## Work required
Spot every line with the word "chart" and return it.

## Raw data
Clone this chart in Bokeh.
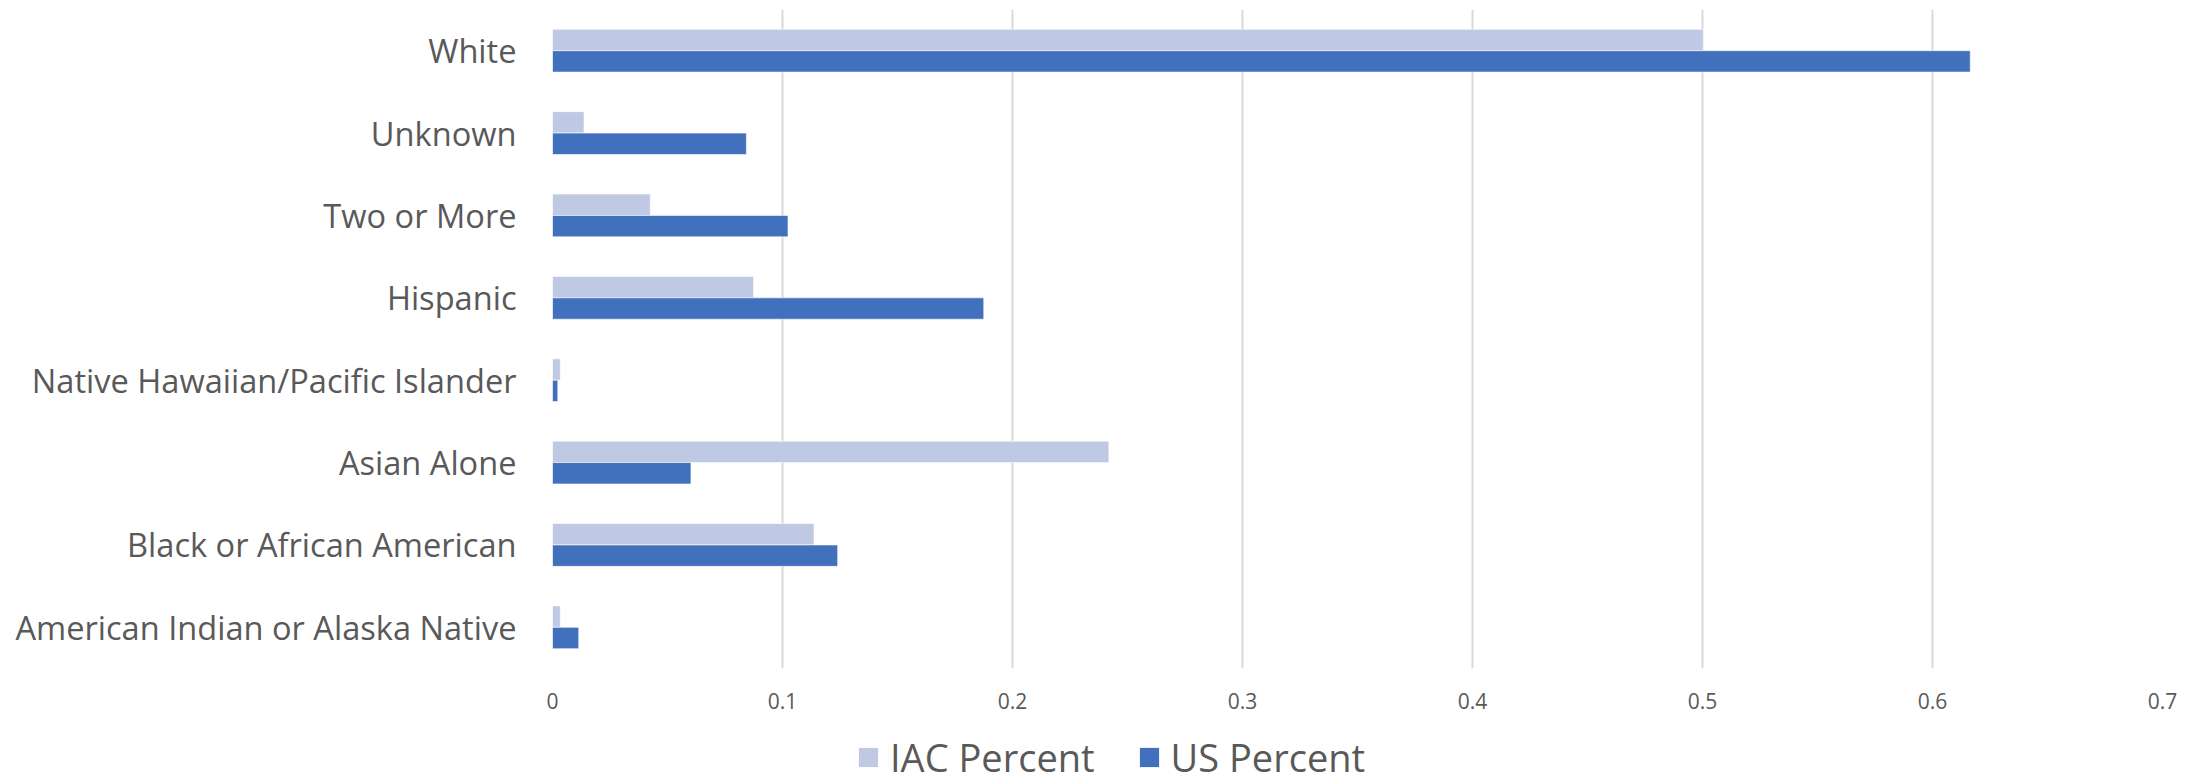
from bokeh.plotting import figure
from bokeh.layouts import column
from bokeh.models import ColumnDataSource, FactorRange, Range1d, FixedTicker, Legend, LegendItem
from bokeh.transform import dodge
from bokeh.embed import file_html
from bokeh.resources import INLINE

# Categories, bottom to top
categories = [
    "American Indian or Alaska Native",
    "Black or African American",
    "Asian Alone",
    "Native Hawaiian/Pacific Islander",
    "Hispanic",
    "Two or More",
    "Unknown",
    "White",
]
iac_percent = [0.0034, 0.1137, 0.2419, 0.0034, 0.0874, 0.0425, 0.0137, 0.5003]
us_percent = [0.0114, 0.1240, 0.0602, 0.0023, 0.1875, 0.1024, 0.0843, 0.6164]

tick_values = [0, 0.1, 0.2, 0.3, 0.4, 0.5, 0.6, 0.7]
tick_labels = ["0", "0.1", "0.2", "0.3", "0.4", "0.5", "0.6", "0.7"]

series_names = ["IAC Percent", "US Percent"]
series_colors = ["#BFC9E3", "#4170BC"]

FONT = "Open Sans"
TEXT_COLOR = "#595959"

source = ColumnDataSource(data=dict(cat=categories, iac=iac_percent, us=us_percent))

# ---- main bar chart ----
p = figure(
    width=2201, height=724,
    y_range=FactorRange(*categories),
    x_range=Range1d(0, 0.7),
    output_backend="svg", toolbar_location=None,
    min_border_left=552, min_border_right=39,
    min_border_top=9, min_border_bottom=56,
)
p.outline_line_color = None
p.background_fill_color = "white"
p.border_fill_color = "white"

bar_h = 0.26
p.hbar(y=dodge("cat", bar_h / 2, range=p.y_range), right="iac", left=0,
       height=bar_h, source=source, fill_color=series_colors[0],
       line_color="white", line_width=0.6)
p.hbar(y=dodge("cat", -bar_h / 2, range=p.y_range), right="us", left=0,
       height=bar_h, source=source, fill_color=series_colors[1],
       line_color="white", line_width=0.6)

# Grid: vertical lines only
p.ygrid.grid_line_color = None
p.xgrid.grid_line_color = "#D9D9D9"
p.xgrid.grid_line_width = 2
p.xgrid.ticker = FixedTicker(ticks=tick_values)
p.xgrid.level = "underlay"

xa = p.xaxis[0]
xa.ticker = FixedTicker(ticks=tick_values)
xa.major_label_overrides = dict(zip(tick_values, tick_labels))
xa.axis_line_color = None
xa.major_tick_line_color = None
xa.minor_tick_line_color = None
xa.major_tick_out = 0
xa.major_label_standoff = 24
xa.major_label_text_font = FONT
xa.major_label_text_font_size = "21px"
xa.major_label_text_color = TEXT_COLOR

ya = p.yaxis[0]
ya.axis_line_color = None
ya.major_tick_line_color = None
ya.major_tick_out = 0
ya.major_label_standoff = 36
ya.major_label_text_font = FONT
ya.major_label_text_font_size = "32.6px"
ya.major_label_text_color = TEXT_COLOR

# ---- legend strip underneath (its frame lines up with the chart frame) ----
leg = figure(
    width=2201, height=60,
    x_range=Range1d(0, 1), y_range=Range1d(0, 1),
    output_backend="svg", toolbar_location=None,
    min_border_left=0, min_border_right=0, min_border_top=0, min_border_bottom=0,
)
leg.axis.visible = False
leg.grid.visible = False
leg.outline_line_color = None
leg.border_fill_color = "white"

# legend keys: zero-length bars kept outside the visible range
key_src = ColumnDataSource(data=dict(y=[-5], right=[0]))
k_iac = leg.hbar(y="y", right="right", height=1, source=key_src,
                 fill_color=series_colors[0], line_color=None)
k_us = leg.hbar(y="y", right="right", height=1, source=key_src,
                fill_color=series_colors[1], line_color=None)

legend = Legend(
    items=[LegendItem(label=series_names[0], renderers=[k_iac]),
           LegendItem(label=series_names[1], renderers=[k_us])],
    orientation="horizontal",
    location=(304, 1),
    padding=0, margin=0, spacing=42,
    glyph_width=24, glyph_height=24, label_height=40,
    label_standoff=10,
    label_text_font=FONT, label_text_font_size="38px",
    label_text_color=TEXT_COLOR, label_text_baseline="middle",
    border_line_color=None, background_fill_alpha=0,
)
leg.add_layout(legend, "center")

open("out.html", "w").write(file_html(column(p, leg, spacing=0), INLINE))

## Output for this task
Clone this chart in Bokeh.
# ---- main bar chart ----
# ---- legend strip underneath (its frame lines up with the chart frame) ----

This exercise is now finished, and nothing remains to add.